Billy Griffin shares in his piece, Men’s Medley, the all-time highs and lows of the sexes in this Broadway-style choreography to “Liza Minnelli Live at Radio City Music Hall.” Dancers bedazzled through space, walked with the common sexy hip sway and isolated shoulders and wrists, while partnering with the traditional black chairs on stage, setting up a typical classic Jazz interpretation. Still, Griffin’s ice cream meltdown scene and Giant Teddy Bear stirred a unique blend of music and comical relief.

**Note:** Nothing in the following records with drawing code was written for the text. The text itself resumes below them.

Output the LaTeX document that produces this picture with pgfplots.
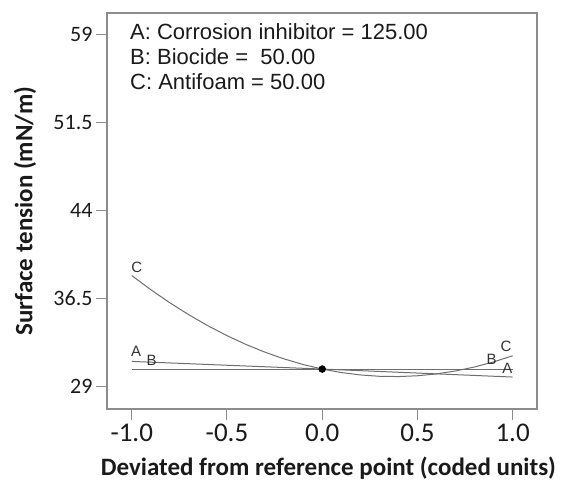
\documentclass[border=0pt]{standalone}
\usepackage{pgfplots}
\pgfplotsset{compat=1.18}
\usepackage{fontspec}
\setmainfont{Carlito}
\newfontfamily\arial{Liberation Sans}
\definecolor{framegray}{HTML}{8C8C8C}
\definecolor{curvegray}{HTML}{6E6E6E}
\definecolor{labgray}{HTML}{333333}
\definecolor{txt}{HTML}{1A1A1A}

\begin{document}
\begin{tikzpicture}
\begin{axis}[
  at={(0,0)}, anchor=south west,
  scale only axis, width=430pt, height=396pt,
  xmin=-1.13, xmax=1.128, ymin=27.08, ymax=60.79,
  xtick={-1,-0.5,0,0.5,1},
  xticklabels={-1.0,-0.5,0.0,0.5,1.0},
  ytick={29,36.5,44,51.5,59},
  yticklabels={29,36.5,44,51.5,59},
  xtick pos=bottom, ytick pos=left,
  tick align=outside, major tick length=11pt,
  axis line style={framegray, line width=1.3pt},
  tick style={framegray, line width=1pt},
  xticklabel style={font=\fontsize{27}{27}\selectfont, text=txt},
  yticklabel style={font=\fontsize{22}{22}\selectfont, text=txt},
  xlabel={Deviated from reference point (coded units)},
  ylabel={Surface tension (mN/m)},
  xlabel style={at={(axis description cs:0.515,0)}, anchor=base, yshift=-66pt, font=\bfseries\fontsize{25}{25}\selectfont, text=txt},
  ylabel style={at={(axis description cs:-0.1907,0.5)}, anchor=center, font=\bfseries\fontsize{25}{25}\selectfont, text=txt},
  clip=false,
]
\addplot[curvegray, line width=1pt] coordinates {
(-1,38.44) (-0.9,37.235) (-0.8,36.121) (-0.7,35.098) (-0.6,34.165) (-0.5,33.324)
(-0.4,32.573) (-0.3,31.914) (-0.2,31.345) (-0.1,30.867) (0,30.48) (0.1,30.184)
(0.2,29.979) (0.3,29.865) (0.4,29.841) (0.5,29.909) (0.6,30.067) (0.7,30.317)
(0.8,30.657) (0.9,31.088) (1,31.61)};
\addplot[curvegray, line width=1pt] coordinates {(-1,31.13) (0,30.48) (1,29.80)};
\addplot[curvegray, line width=1pt] coordinates {(-1,30.48) (1,30.48)};
\addplot[only marks, mark=*, mark size=3.5pt, black] coordinates {(0,30.48)};

\node[font=\arial\fontsize{15}{15}\selectfont, text=labgray] at (axis cs:-0.974,39.15) {C};
\node[font=\arial\fontsize{15}{15}\selectfont, text=labgray] at (axis cs:-0.977,31.98) {A};
\node[font=\arial\fontsize{15}{15}\selectfont, text=labgray] at (axis cs:-0.895,31.21) {B};
\node[font=\arial\fontsize{15}{15}\selectfont, text=labgray] at (axis cs:0.890,31.33) {B};
\node[font=\arial\fontsize{15}{15}\selectfont, text=labgray] at (axis cs:0.965,32.40) {C};
\node[font=\arial\fontsize{15}{15}\selectfont, text=labgray] at (axis cs:0.972,30.56) {A};

\node[anchor=base west, inner sep=0, font=\arial\fontsize{22}{22}\selectfont, text=txt] at (axis description cs:0.0535,0.933) {A: Corrosion inhibitor = 125.00};
\node[anchor=base west, inner sep=0, font=\arial\fontsize{22}{22}\selectfont, text=txt] at (axis description cs:0.0535,0.870) {B: Biocide =\ \ 50.00};
\node[anchor=base west, inner sep=0, font=\arial\fontsize{22}{22}\selectfont, text=txt] at (axis description cs:0.0535,0.807) {C: Antifoam = 50.00};
\end{axis}
\pgfresetboundingbox
\path (-107pt,-78pt) rectangle (455pt,409pt);
\end{tikzpicture}
\end{document}
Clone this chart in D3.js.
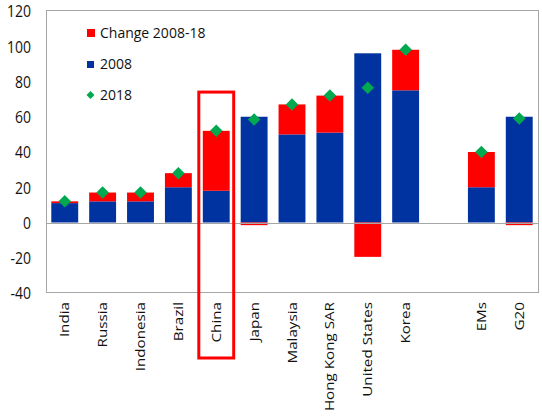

Sue Samuels’ piece, All Blues, had a classic, cool esthetic, light and fresh like the Afro Latin Jazz composition of Miles Davis and Tito Puente. Jazz codified to refry its conception could be summed up in this A-Z outline of Jazz movement executed by dancers as they leapt around the stage, showing off hitch kicks, pirouettes and layouts descending to the floor. Liquid Hope by Cat Manturuk had a reminiscence vibe, with dancers dressed in gold crop tops and Harem pants. Both the music, also constructed by Manturuk, and the dancers’ interaction with one another, depicted something of a 90’s music video. The ladies beguiled one another with high energy and non-stop athletic movement. Dancers explored high and low levels with elements of Hip Hop, showing off their body waves and social interactions, painting the phrase, “just another day hanging with my girls.”
Jazz Choreography Enterprises, Inc., continues to push the boundaries of Jazz dance, bringing to the stage works that pull from “Jass” in its vernacular, Jazz codified, and Contemporary Jazz; a fusion of styles, music and ethnic influence. The compilation of Jazz pieces shown at the 10th anniversary NYJCP performance, has delightfully and proudly represented a variety of styles, offering a platform for more to be celebrated in the years to come.